The Shrink Volume results always show less space freed than other tools.  Another method you can try is using a free partition manager program such as MiniTool Partition Wizard which will allow you to manually resize your partitions by dragging the side bars.  Note: the tool will require a restart when doing this for the OS partition due to locked files, but this again will show you just how small the partition can be made.

Beginner
Posts: 0
Comments: 2

#6

Hi,

For laptops, the source HDD shall be plugged via USB and the destination SSD shall be already in place.
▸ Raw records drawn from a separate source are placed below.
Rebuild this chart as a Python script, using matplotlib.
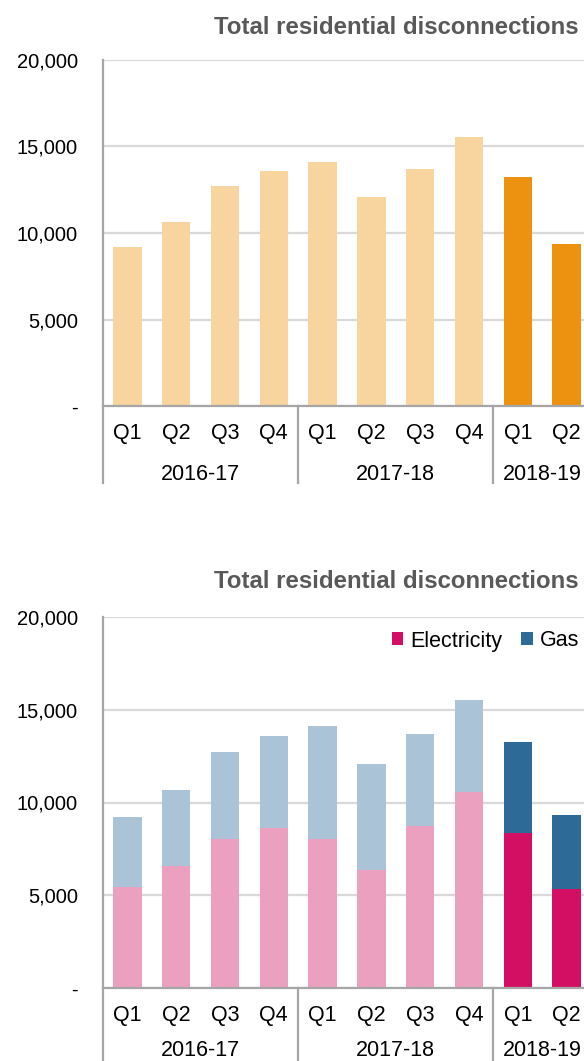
import matplotlib.pyplot as plt
from matplotlib.patches import Patch

plt.rcParams['font.family'] = ['Liberation Sans', 'DejaVu Sans']

# Datos
quarters = ['Q1', 'Q2', 'Q3', 'Q4', 'Q1', 'Q2', 'Q3', 'Q4', 'Q1', 'Q2']
years = ['2016-17', '2017-18', '2018-19']
year_of_bar = ['2016-17'] * 4 + ['2017-18'] * 4 + ['2018-19'] * 2
total = [9200, 10650, 12700, 13600, 14100, 12100, 13700, 15550, 13250, 9350]
electricity = [5450, 6600, 8050, 8600, 8050, 6350, 8750, 10570, 8340, 5350]
gas = [3750, 4050, 4650, 5000, 6050, 5750, 4950, 4980, 4910, 4000]
yticks = [0, 5000, 10000, 15000, 20000]
ytick_labels = ['-', '5,000', '10,000', '15,000', '20,000']

W, H = 584, 1061
fig = plt.figure(figsize=(W / 100, H / 100), dpi=100)

GRID = '#D9D9D9'
AXIS = '#A6A6A6'


def ejes(top_px, bottom_px):
    ax = fig.add_axes([103 / W, 1 - bottom_px / H, 488 / W, (bottom_px - top_px) / H])
    ax.set_xlim(-0.5, len(quarters) - 0.5)
    ax.set_ylim(0, 20000)
    ax.set_yticks(yticks)
    ax.set_yticklabels(ytick_labels, fontsize=14.5)
    ax.tick_params(axis='y', length=0, pad=18)
    ax.set_xticks([])
    ax.yaxis.grid(True, color=GRID, linewidth=1.6)
    ax.set_axisbelow(True)
    for s in ['top', 'right']:
        ax.spines[s].set_visible(False)
    for s in ['left', 'bottom']:
        ax.spines[s].set_color(AXIS)
        ax.spines[s].set_linewidth(1.6)
    ax.spines['bottom'].set_zorder(5)
    return ax


def etiquetas_x(ax, q_off, y_off, line_len):
    for i, q in enumerate(quarters):
        ax.annotate(q, xy=(i, 0), xycoords=('data', 'axes fraction'),
                    xytext=(0, -q_off), textcoords='offset pixels',
                    ha='center', va='center', fontsize=15.5)
    start = 0
    for y in years:
        n = year_of_bar.count(y)
        ax.annotate(y, xy=(start + (n - 1) / 2, 0), xycoords=('data', 'axes fraction'),
                    xytext=(0, -y_off), textcoords='offset pixels',
                    ha='center', va='center', fontsize=15.5)
        x = start - 0.5
        h = line_len / ax.bbox.height
        ax.plot([x, x], [0, -h], transform=ax.get_xaxis_transform(),
                color=AXIS, linewidth=1.6, clip_on=False)
        start += n


# Grafico 1: total
ax1 = ejes(60, 406)
x = list(range(len(quarters)))
col1 = ['#EC9210' if y == '2018-19' else '#F8D49E' for y in year_of_bar]
ax1.bar(x, total, width=0.58, color=col1, zorder=3)
etiquetas_x(ax1, 28, 68, 77)
fig.text(579 / W, 1 - 27 / H, 'Total residential disconnections', ha='right', va='center',
         fontsize=17.3, fontweight='bold', color='#595959')

# Grafico 2: electricidad y gas
ax2 = ejes(617, 988)
col_e = ['#D20F62' if y == '2018-19' else '#EBA0BF' for y in year_of_bar]
col_g = ['#2E6A97' if y == '2018-19' else '#AAC3D6' for y in year_of_bar]
ax2.bar(x, electricity, width=0.58, color=col_e, zorder=3)
ax2.bar(x, gas, width=0.58, bottom=electricity, color=col_g, zorder=3)
etiquetas_x(ax2, 27, 62, 90)
fig.text(579 / W, 1 - 581 / H, 'Total residential disconnections', ha='right', va='center',
         fontsize=17.3, fontweight='bold', color='#595959')

handles = [Patch(facecolor='#D20F62', label='Electricity'),
           Patch(facecolor='#2E6A97', label='Gas')]
fig.legend(handles=handles, loc='center right', bbox_to_anchor=(579 / W, 1 - 641 / H),
           ncol=2, frameon=False, fontsize=15.5, handlelength=0.55, handleheight=0.55,
           handletextpad=0.3, columnspacing=0.9, borderpad=0, borderaxespad=0)

fig.savefig('out.png', dpi=100)
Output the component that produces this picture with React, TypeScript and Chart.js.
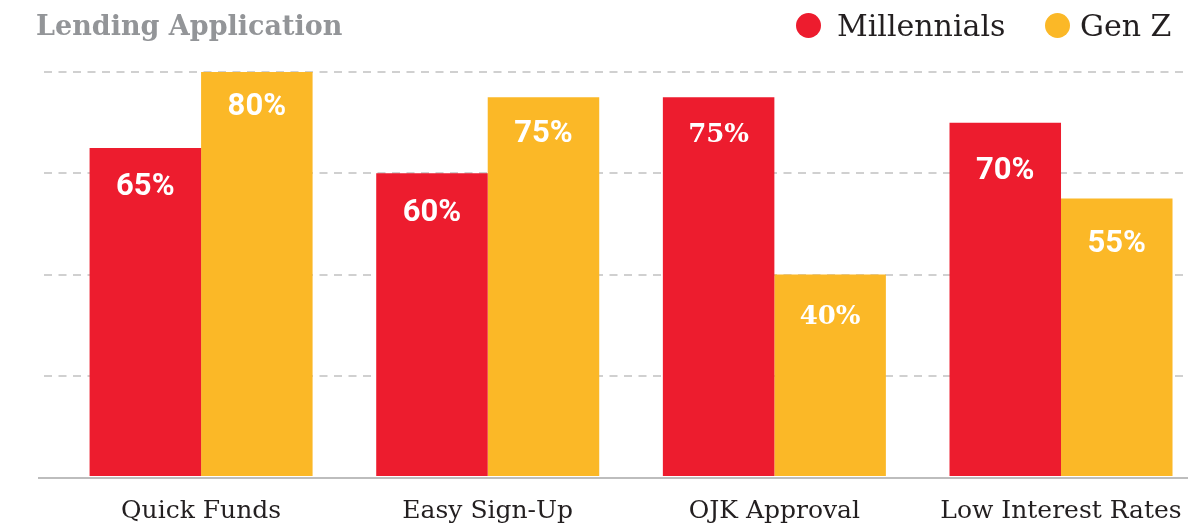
import React, { useEffect, useRef } from "react";
import { Chart, registerables } from "chart.js";

Chart.register(...registerables);

const categories = ["Quick Funds", "Easy Sign-Up", "OJK Approval", "Low Interest Rates"];
const millennials = [65, 60, 75, 70];
const genZ = [80, 75, 40, 55];
const seriesNames = ["Millennials", "Gen Z"];
const yTicks = [0, 20, 40, 60, 80];

// styling: distance (px) from each bar's top to its value label baseline
const labelBaselineDy = [
  [47, 48, 45, 56],
  [43, 45, 49, 53],
];
// styling: value-label font per category
const labelFonts = ["bold 31px Roboto", "bold 31px Roboto", "bold 26px 'DejaVu Serif'", "bold 31px Roboto"];

const RED = "#ED1C2E";
const YELLOW = "#FBB827";
const SERIF = "'DejaVu Serif', serif";

export default function App() {
  const ref = useRef<HTMLCanvasElement | null>(null);

  useEffect(() => {
    document.body.style.margin = "0";
    const canvas = ref.current;
    if (!canvas) return;

    const labelPlugin = {
      id: "barLabels",
      afterDatasetsDraw(chart: any) {
        const ctx = chart.ctx;
        ctx.save();
        ctx.fillStyle = "#ffffff";
        ctx.textAlign = "center";
        ctx.textBaseline = "alphabetic";
        chart.data.datasets.forEach((ds: any, di: number) => {
          const meta = chart.getDatasetMeta(di);
          meta.data.forEach((el: any, i: number) => {
            const v = ds.data[i].y;
            ctx.font = labelFonts[i];
            ctx.fillText(v + "%", el.x, el.y + labelBaselineDy[di][i]);
          });
        });
        ctx.restore();
      },
    };

    const baselinePlugin = {
      id: "baseline",
      afterDatasetsDraw(chart: any) {
        const ctx = chart.ctx;
        const y = chart.scales.y.getPixelForValue(0);
        ctx.save();
        ctx.strokeStyle = "#bdbdbd";
        ctx.lineWidth = 2;
        ctx.beginPath();
        ctx.moveTo(38, y + 1);
        ctx.lineTo(chart.width, y + 1);
        ctx.stroke();
        ctx.restore();
      },
    };

    const chart = new Chart(canvas, {
      type: "bar",
      data: {
        datasets: [
          {
            label: seriesNames[0],
            data: millennials.map((v, i) => ({ x: i, y: v })),
            backgroundColor: RED,
            borderWidth: 0,
          },
          {
            label: seriesNames[1],
            data: genZ.map((v, i) => ({ x: i, y: v })),
            backgroundColor: YELLOW,
            borderWidth: 0,
          },
        ],
      },
      options: {
        responsive: false,
        animation: false,
        events: [],
        categoryPercentage: 0.778,
        barPercentage: 1,
        layout: { autoPadding: false, padding: { left: 44, right: 0, top: 72, bottom: 0 } },
        plugins: {
          legend: { display: false },
          tooltip: { enabled: false },
          title: { display: false },
        },
        scales: {
          x: {
            type: "linear",
            min: -0.548,
            max: 3.443,
            offset: false,
            grid: { display: false, drawTicks: false, offset: false },
            border: { display: false },
            afterFit: (s: any) => {
              s.height = 54;
              s.paddingLeft = 0;
              s.paddingRight = 0;
            },
            ticks: {
              stepSize: 1,
              includeBounds: false,
              autoSkip: false,
              maxRotation: 0,
              padding: 19,
              color: "#231F20",
              font: { family: SERIF, size: 25 },
              callback: (v: any) => categories[v] ?? "",
            },
          },
          y: {
            min: 0,
            max: 80,
            afterFit: (s: any) => {
              s.width = 0;
              s.paddingTop = 0;
              s.paddingBottom = 0;
            },
            afterBuildTicks: (s: any) => {
              s.ticks = yTicks.map((v) => ({ value: v }));
            },
            ticks: { display: false },
            border: { display: false, dash: [8, 6.5] },
            grid: {
              drawTicks: false,
              lineWidth: 2,
              color: (c: any) => (c.tick && c.tick.value === 0 ? "rgba(0,0,0,0)" : "#d0d0d0"),
            },
          },
        },
      } as any,
      plugins: [labelPlugin, baselinePlugin],
    });
    return () => chart.destroy();
  }, []);

  return (
    <div style={{ position: "relative", width: 1188, height: 531, overflow: "hidden", background: "#fff" }}>
      <canvas ref={ref} width={1188} height={531} style={{ position: "absolute", left: 0, top: 0 }} />
      <div
        style={{
          position: "absolute",
          left: 36,
          top: 6,
          fontFamily: SERIF,
          fontWeight: "bold",
          fontSize: 27,
          lineHeight: "40px",
          color: "#939598",
          whiteSpace: "nowrap",
        }}
      >
        Lending Application
      </div>
      <div style={{ position: "absolute", left: 796, top: 13, width: 25, height: 25, borderRadius: "50%", background: RED }} />
      <div
        style={{
          position: "absolute",
          left: 837,
          top: 6,
          fontFamily: SERIF,
          fontSize: 30,
          lineHeight: "40px",
          color: "#231F20",
          whiteSpace: "nowrap",
        }}
      >
        {seriesNames[0]}
      </div>
      <div style={{ position: "absolute", left: 1045, top: 13, width: 25, height: 25, borderRadius: "50%", background: YELLOW }} />
      <div
        style={{
          position: "absolute",
          left: 1080,
          top: 6,
          fontFamily: SERIF,
          fontSize: 30,
          lineHeight: "40px",
          color: "#231F20",
          whiteSpace: "nowrap",
        }}
      >
        {seriesNames[1]}
      </div>
    </div>
  );
}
Then the cloning works.

Legend
Posts: 102
Comments: 22835

#7

Benoit, that is correct and as documented (see below).

Please see KB 56634: Acronis True Image: how to clone a disk - and the step by step guide given there.

Note: the first section of the above KB document directs laptop users to KB 2931: How to clone a laptop hard drive - and has the following paragraph:

It is recommended to put the new drive in the laptop first, and connect the old drive via USB. Otherwise you will may not be able to boot from the new cloned drive, as Acronis True Image will apply a bootability fix to the new disk and adjust the boot settings of the target drive to boot from USB. If the new disk is inside the laptop, the boot settings will be automatically adjusted to boot from internal disk. As such, hard disk bays cannot be used for target disks. For example, if you have a target hard disk (i.e. the new disk to which you clone, and from which you intend to boot the machine) in a bay, and not physically inside the laptop, the target hard disk will be unbootable after the cloning.